-------- Available data
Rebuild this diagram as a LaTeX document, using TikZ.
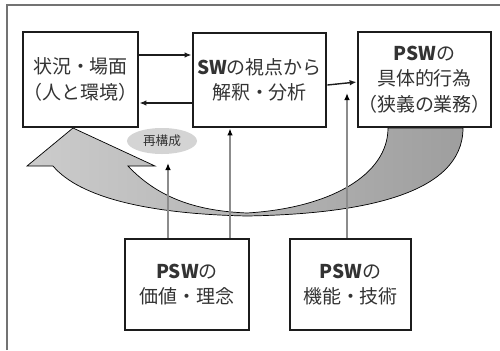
\documentclass[tikz,border=0pt]{standalone}
\usepackage{fontspec}
\setmainfont{Noto Sans CJK JP}
\usetikzlibrary{shapes.geometric,arrows.meta}
\definecolor{txt}{HTML}{333333}
\definecolor{edge}{HTML}{1C1C1C}
\begin{document}
\begin{tikzpicture}[x=0.025cm,y=-0.025cm,
  box/.style={draw=edge,line width=2pt,fill=white,align=center,text=txt,inner sep=0pt,
    font=\fontsize{13.5}{18}\selectfont},
  flow/.style={edge,line width=1pt,-{Latex[length=5pt,width=4pt]}},
  feed/.style={black!45,line width=1.1pt,-{Latex[color=black,length=5pt,width=4pt]}}]
\useasboundingbox (0,0) rectangle (500,350);

%FRAME
  \draw[black!55,line width=1pt] (7,350) -- (7,5) -- (500,5);

%BIG ARROW
  \shade[left color=black!20,right color=black!38,draw=black,line width=.5pt]
    (73,128) -- (155,166) -- (128,166) .. controls (160,200) and (200,211) .. (247,213)
    .. controls (330,208) and (388,175) .. (388,128) -- (463,128)
    .. controls (463,195) and (360,214) .. (247,216)
    .. controls (150,214) and (80,198) .. (53,166) -- (27,166) -- cycle;

%BOXES
  \node (sit) at (80.5,79.5) [box,minimum width=2.875cm,minimum height=2.375cm] {状況・場面\\（人と環境）};
  \node (sw) at (259.5,80) [box,minimum width=3.325cm,minimum height=2.35cm] {{\bfseries SW}の視点から\\解釈・分析};
  \node (act) at (424.5,79.5) [box,minimum width=2.975cm,minimum height=2.375cm] {{\bfseries PSW}の\\具体的行為\\（狭義の業務）};
  \node (val) at (187,284.5) [box,minimum width=3.1cm,minimum height=2.275cm] {{\bfseries PSW}の\\価値・理念};
  \node (fun) at (350.5,284.5) [box,minimum width=3.025cm,minimum height=2.275cm] {{\bfseries PSW}の\\機能・技術};
  \node (re) at (162,141) [ellipse,fill=black!17,minimum width=1.75cm,minimum height=.65cm,inner sep=0pt,
    text=txt,font=\fontsize{9}{10}\selectfont] {再構成};

%ARROWS
  \draw[flow] (sit.east |- 0,55) -- (sw.west |- 0,55);
  \draw[flow] (sw.west |- 0,103) -- (sit.east |- 0,103);
  \draw[flow] (sw.east |- 0,85) -- (act.west |- 0,82);
  \coordinate (r1) at (168,163);
  \coordinate (r3) at (347,93);
  \draw[feed] (val.north -| 168,0) -- (r1);
  \draw[feed] (val.north -| 230,0) -- (sw.south -| 230,0);
  \draw[feed] (fun.north -| 347,0) -- (r3);
\end{tikzpicture}
\end{document}
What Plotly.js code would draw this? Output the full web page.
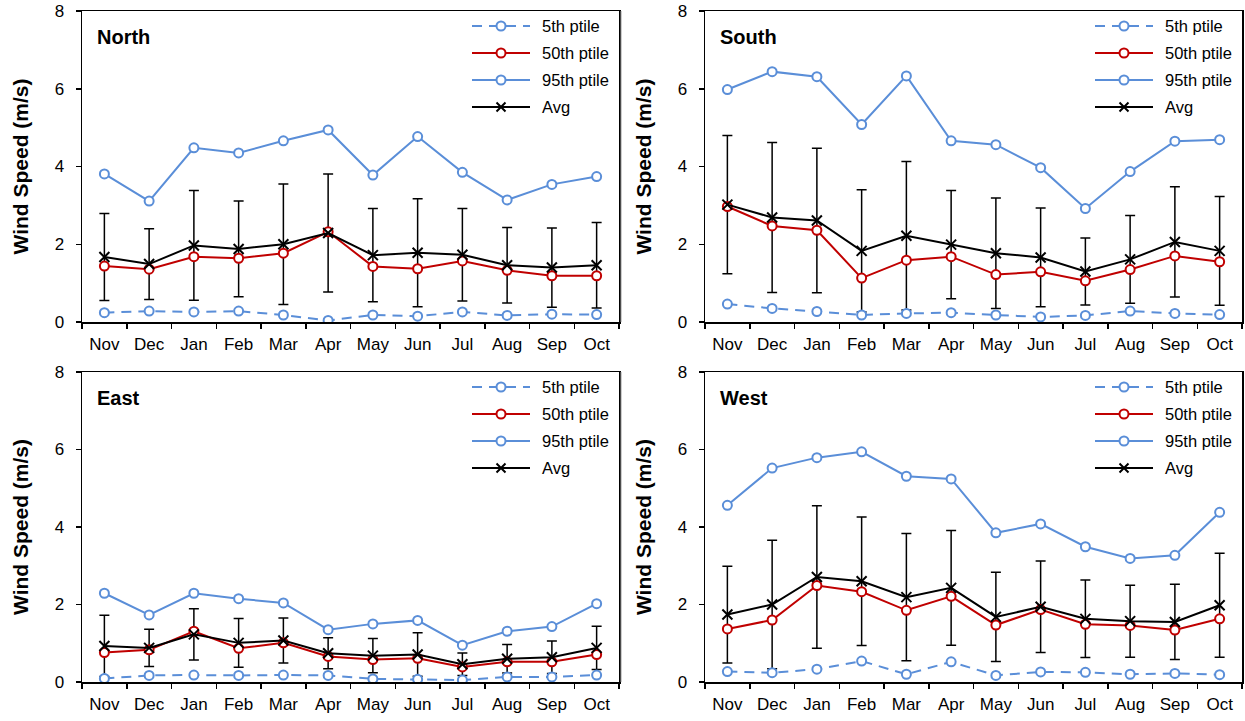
<!DOCTYPE html>
<html>
<head>
<meta charset="utf-8">
<script src="https://cdn.plot.ly/plotly-3.0.1.min.js"></script>
<style>html,body{margin:0;padding:0;background:#fff;}#chart{width:1245px;height:721px;}</style>
</head>
<body>
<div id="chart"></div>
<script>
// ---- data ----
const months = ['Nov','Dec','Jan','Feb','Mar','Apr','May','Jun','Jul','Aug','Sep','Oct'];
const seriesNames = ['5th ptile','50th ptile','95th ptile','Avg'];
const yAxisTitle = 'Wind Speed (m/s)';
const regionNames = ['North','South','East','West'];

const northP5  = [0.24,0.28,0.26,0.28,0.18,0.04,0.18,0.15,0.26,0.17,0.20,0.19];
const northP50 = [1.44,1.36,1.68,1.64,1.77,2.32,1.43,1.37,1.57,1.33,1.19,1.19];
const northP95 = [3.81,3.11,4.48,4.35,4.66,4.94,3.78,4.77,3.85,3.14,3.54,3.74];
const northAvg = [1.67,1.49,1.97,1.88,2.00,2.29,1.72,1.78,1.73,1.46,1.40,1.46];
const northSd  = [1.12,0.91,1.41,1.23,1.55,1.52,1.20,1.39,1.19,0.97,1.02,1.10];

const southP5  = [0.46,0.35,0.27,0.18,0.22,0.24,0.18,0.13,0.17,0.28,0.22,0.19];
const southP50 = [2.97,2.47,2.36,1.13,1.59,1.68,1.22,1.29,1.06,1.35,1.70,1.55];
const southP95 = [5.98,6.44,6.31,5.08,6.33,4.66,4.56,3.97,2.92,3.87,4.65,4.69];
const southAvg = [3.02,2.69,2.61,1.83,2.22,1.99,1.77,1.66,1.30,1.61,2.06,1.83];
const southSd  = [1.78,1.93,1.86,1.57,1.91,1.39,1.42,1.27,0.86,1.13,1.42,1.40];

const eastP5  = [0.09,0.17,0.18,0.17,0.18,0.17,0.08,0.07,0.05,0.13,0.13,0.18];
const eastP50 = [0.76,0.83,1.31,0.87,1.01,0.66,0.58,0.61,0.39,0.52,0.52,0.71];
const eastP95 = [2.29,1.73,2.29,2.15,2.04,1.35,1.50,1.59,0.95,1.31,1.43,2.02];
const eastAvg = [0.93,0.88,1.23,1.01,1.07,0.74,0.68,0.71,0.46,0.60,0.64,0.88];
const eastSd  = [0.79,0.48,0.66,0.63,0.58,0.40,0.44,0.56,0.29,0.37,0.42,0.56];

const westP5  = [0.27,0.24,0.33,0.54,0.20,0.52,0.17,0.26,0.25,0.20,0.22,0.19];
const westP50 = [1.37,1.60,2.49,2.33,1.85,2.21,1.47,1.87,1.49,1.46,1.34,1.63];
const westP95 = [4.56,5.52,5.79,5.94,5.31,5.24,3.85,4.08,3.49,3.19,3.27,4.38];
const westAvg = [1.74,2.00,2.71,2.60,2.19,2.43,1.68,1.94,1.63,1.57,1.55,1.98];
const westSd  = [1.25,1.66,1.84,1.66,1.64,1.48,1.15,1.18,1.00,0.93,0.97,1.34];

// ---- layout helpers ----
const W = 1245, H = 721;
const BLUE = '#5A8ED8', RED = '#C00000', BLACK = '#000000';
const FONT = 'Liberation Sans, Arial, Helvetica, sans-serif';
const px = x => x / W;
const py = y => 1 - y / H;

const panels = [
  {name: regionNames[0], p5: northP5, p50: northP50, p95: northP95, avg: northAvg, sd: northSd, L: 82,  R: 619,  T: 11,  B: 322},
  {name: regionNames[1], p5: southP5, p50: southP50, p95: southP95, avg: southAvg, sd: southSd, L: 705, R: 1242, T: 11,  B: 322},
  {name: regionNames[2], p5: eastP5,  p50: eastP50,  p95: eastP95,  avg: eastAvg,  sd: eastSd,  L: 82,  R: 619,  T: 372, B: 682},
  {name: regionNames[3], p5: westP5,  p50: westP50,  p95: westP95,  avg: westAvg,  sd: westSd,  L: 705, R: 1242, T: 372, B: 682},
];

const traces = [];
const layout = {
  width: W, height: H,
  margin: {l: 0, r: 0, t: 0, b: 0},
  paper_bgcolor: '#ffffff', plot_bgcolor: '#ffffff',
  showlegend: false,
  font: {family: FONT, size: 16, color: '#000'},
  shapes: [], annotations: []
};

const circleMarker = c => ({symbol: 'circle', size: 9, color: '#ffffff', line: {color: c, width: 2}});

panels.forEach((p, i) => {
  const n = i === 0 ? '' : String(i + 1);
  const xa = 'x' + n, ya = 'y' + n;
  // error bars (drawn first, beneath everything)
  traces.push({type: 'scatter', mode: 'markers', x: months, y: p.avg, xaxis: xa, yaxis: ya,
    marker: {size: 1, color: 'rgba(0,0,0,0)'}, hoverinfo: 'skip',
    error_y: {type: 'data', array: p.sd, symmetric: true, color: BLACK, thickness: 1.5, width: 5}});
  traces.push({type: 'scatter', mode: 'lines+markers', name: seriesNames[0], x: months, y: p.p5, xaxis: xa, yaxis: ya,
    line: {color: BLUE, width: 2, dash: '10px,7px'}, marker: circleMarker(BLUE)});
  traces.push({type: 'scatter', mode: 'lines+markers', name: seriesNames[2], x: months, y: p.p95, xaxis: xa, yaxis: ya,
    line: {color: BLUE, width: 2}, marker: circleMarker(BLUE)});
  traces.push({type: 'scatter', mode: 'lines+markers', name: seriesNames[1], x: months, y: p.p50, xaxis: xa, yaxis: ya,
    line: {color: RED, width: 2}, marker: circleMarker(RED)});
  traces.push({type: 'scatter', mode: 'lines+markers', name: seriesNames[3], x: months, y: p.avg, xaxis: xa, yaxis: ya,
    line: {color: BLACK, width: 2}, marker: {symbol: 'x-thin', size: 10, color: BLACK, line: {color: BLACK, width: 2}}});

  layout['xaxis' + n] = {
    domain: [px(p.L), px(p.R)], anchor: ya,
    type: 'category', categoryorder: 'array', categoryarray: months,
    range: [-0.5, 11.5], fixedrange: true,
    showline: true, mirror: true, linecolor: BLACK, linewidth: 1.5,
    ticks: 'outside', tickson: 'boundaries', ticklen: 5, tickwidth: 1.5, tickcolor: BLACK,
    showgrid: false, zeroline: false,
    tickfont: {family: FONT, size: 17, color: '#000'}, ticklabelstandoff: 6
  };
  layout['yaxis' + n] = {
    domain: [py(p.B), py(p.T)], anchor: xa,
    range: [0, 8], dtick: 2, tick0: 0, fixedrange: true,
    showline: true, mirror: true, linecolor: BLACK, linewidth: 1.5,
    ticks: 'outside', ticklen: 5, tickwidth: 1.5, tickcolor: BLACK,
    showgrid: false, zeroline: false,
    tickfont: {family: FONT, size: 17, color: '#000'}, ticklabelstandoff: 8,
    title: {text: '<b>' + yAxisTitle + '</b>', font: {family: FONT, size: 21, color: '#000'}, standoff: 20}
  };

  // panel title
  layout.annotations.push({xref: 'paper', yref: 'paper', x: px(p.L + 13), y: py(p.T + 26),
    xanchor: 'left', yanchor: 'middle', showarrow: false,
    text: '<b>' + p.name + '</b>', font: {family: FONT, size: 20, color: '#000'}});

  // legend (drawn manually to match key length)
  const rows = [
    {label: seriesNames[0], color: BLUE, dash: '10px,7px', mk: 'circle'},
    {label: seriesNames[1], color: RED, dash: 'solid', mk: 'circle'},
    {label: seriesNames[2], color: BLUE, dash: 'solid', mk: 'circle'},
    {label: seriesNames[3], color: BLACK, dash: 'solid', mk: 'x'}
  ];
  rows.forEach((r, k) => {
    const yy = p.T + 15 + 27 * k;
    layout.shapes.push({type: 'line', xref: 'paper', yref: 'paper', layer: 'above',
      x0: px(p.L + 390), x1: px(p.L + 448), y0: py(yy), y1: py(yy),
      line: {color: r.color, width: 2, dash: r.dash}});
    if (r.mk === 'circle') {
      layout.shapes.push({type: 'circle', xref: 'paper', yref: 'paper', layer: 'above',
        xsizemode: 'pixel', ysizemode: 'pixel', xanchor: px(p.L + 419), yanchor: py(yy),
        x0: -4.5, x1: 4.5, y0: -4.5, y1: 4.5, fillcolor: '#ffffff', line: {color: r.color, width: 2}});
    } else {
      layout.shapes.push({type: 'path', xref: 'paper', yref: 'paper', layer: 'above',
        xsizemode: 'pixel', ysizemode: 'pixel', xanchor: px(p.L + 419), yanchor: py(yy),
        path: 'M-4.5,-4.5L4.5,4.5M-4.5,4.5L4.5,-4.5', line: {color: BLACK, width: 2}});
    }
    layout.annotations.push({xref: 'paper', yref: 'paper', x: px(p.L + 458), y: py(yy),
      xanchor: 'left', yanchor: 'middle', showarrow: false,
      text: r.label, font: {family: FONT, size: 16.5, color: '#000'}});
  });
});

// thin separator lines at the left of the right-hand panels
[[11, 322], [372, 682]].forEach(([t, b]) => {
  layout.shapes.push({type: 'line', xref: 'paper', yref: 'paper', x0: px(621), x1: px(621), y0: py(t), y1: py(b),
    line: {color: '#9a9a9a', width: 1}});
});

Plotly.newPlot('chart', traces, layout, {staticPlot: true, displayModeBar: false});
</script>
</body>
</html>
----------------
■ **Your goal**: In the records above, find the line with "What Plotly.js code" and the line with "const regionNames = ['North','South','East','West'];", then restate word for word only those two lines and all lines between, omitting pictures.

■ **Output**:
What Plotly.js code would draw this? Output the full web page.
<!DOCTYPE html>
<html>
<head>
<meta charset="utf-8">
<script src="https://cdn.plot.ly/plotly-3.0.1.min.js"></script>
<style>html,body{margin:0;padding:0;background:#fff;}#chart{width:1245px;height:721px;}</style>
</head>
<body>
<div id="chart"></div>
<script>
// ---- data ----
const months = ['Nov','Dec','Jan','Feb','Mar','Apr','May','Jun','Jul','Aug','Sep','Oct'];
const seriesNames = ['5th ptile','50th ptile','95th ptile','Avg'];
const yAxisTitle = 'Wind Speed (m/s)';
const regionNames = ['North','South','East','West'];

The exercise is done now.